Maple Courtyard House
Maple Courtyard House
2020, Christchurch
Photography Credit: Stephen Goodenough
This house is set on a quiet suburban cul-de sac, on a site chosen by the client for their love of the established Japanese maple street trees and overview of a nearby stream.
The design responds to the client’s brief of having a peaceful place to transition into retirement by allowing circulation through the house to ‘take its time’, and enjoy an ever changing series of vantage points into borrowed scenery or landscaped gardens.
The house is programmatically divided into two main forms that adjoin a generous double height entry gallery. All private spaces are contained within a simple gable form, and the primary living area is spatially separated by a highly glazed ‘link’ and articulated as a ‘pavilion in the garden’ overlooking the stream.

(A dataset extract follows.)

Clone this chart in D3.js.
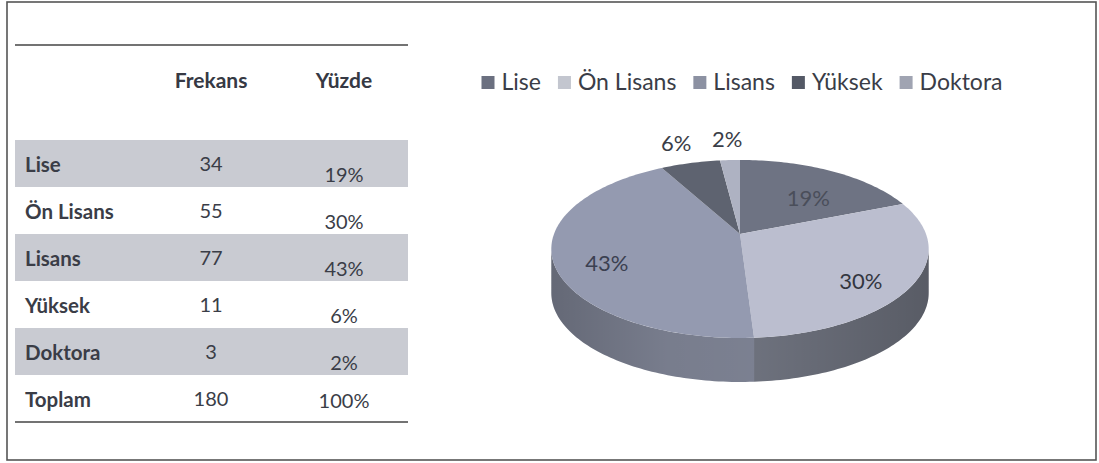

An external courtyard connects the pavilion to a secondary living space within the gable, proving a meeting point for life between buildings around a single Japanese maple.
Dual living spaces offer distinctly different characters – One an inky black introspective retreat, and the other a crisp white light filled pavilion with concrete fins directing views out to the landscape, or back to the front door.
The pavilion’s radial concrete fins express its rotation against the otherwise orthogonal planning, and signify the end of the architectural journey by reorienting circulation in a choice of new directions.